Schedule 4 will repeal redundant legislation in the Prime Minister and Cabinet portfolio. Schedule 5 makes minor amendments and repeals provisions in acts administered in the social services portfolio. It is always hard to enact change in social services, but for the sake of future generations this work is essential. The Intergenerational report has highlighted the growing demand for welfare in Australia. In 1961, US President John F Kennedy said, 'Ask not what your country can do for you; ask what you can do for your country.' Somehow in Australia, along with the large group who need some assistance in retirement or in poor health, we still have a section who believes that our country owes us a living. Let us not as a parliament join them in asking future generations to pay for the welfare of the current one. That is what we have seen through the accumulation of debt that we saw under the previous Labor government.
Schedule 6 will repeal redundant acts and provisions in the Treasury portfolio. The greatest threat to the standard of life in Australia is the risk of our own economic complacency. The economic prosperity that Australia has enjoyed has come at a time of massive global expansion, especially in Asia. That is especially so in my home state of Western Australia, and the figures are plain. According to the World Bank, from 1995 to 2005 annual economic growth in China was running at 10 per cent. The figure for the past decade is lower but still a massive 7.7 per cent. In the same period, Australia's annual economic growth was recorded by the World Bank at two per cent and three per cent. But in the past five years, since 2008, the World Bank has recorded European Union growth at 0.5 per cent, minus 4.4 per cent, 2.1 per cent, 1.8 per cent, minus four per cent and 0.1 per cent, which says that European growth is stagnant. Countries like Greece have not seen positive growth in decades.

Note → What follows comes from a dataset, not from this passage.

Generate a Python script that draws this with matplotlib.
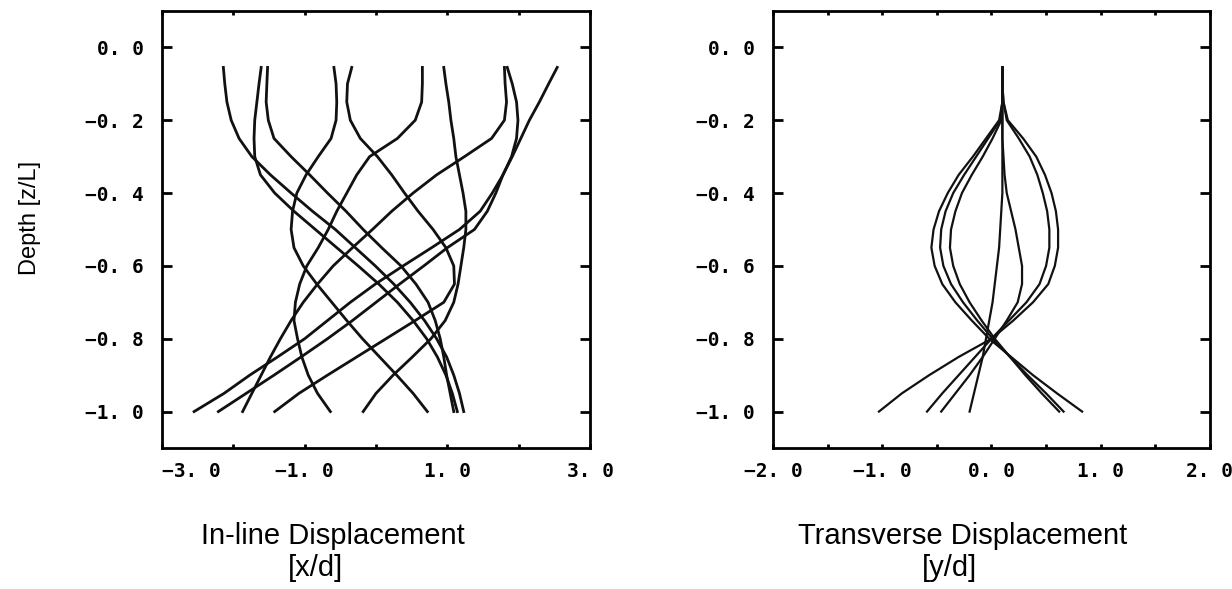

The US has seen a return to growth, but it is still modest.
So what has driven the high growth in the 1990s and early 2000s, and how have governments basically responded to the slowing of growth? It has been by debt, as we have seen in this country with the previous Labor government. The media outlet The Economist runs a very useful debt clock on their website that I recommend members have a look at. It identifies total government gross debt globally at over US$55 trillion. A quarter of that total, $15 trillion, belongs to the US, 87 per cent of GDP, at a staggering $46,000 per American. Germany is similar; it has 85 per cent, as does Canada. Countries with bigger issues as a percentage of GDP are France, Italy, Ireland, Portugal and Greece at 150 per cent.
We know that Australia's gross debt is currently listed at 27 per cent of GDP, with $425 billion in gross debt and nearly $245 billion in net debt predicted as the outcome for this financial year. But debt is manageable if you can pay it back. It is foolish in the extreme to simply compare debt levels like some schoolyard measuring game. Acceptable debt is that which you can repay, and to repay it you must have budget surpluses That is exactly what is the intent of this government. I recommend the Intergenerational report. It is a wake-up call for everyone. We are committed to reducing that debt and deficit.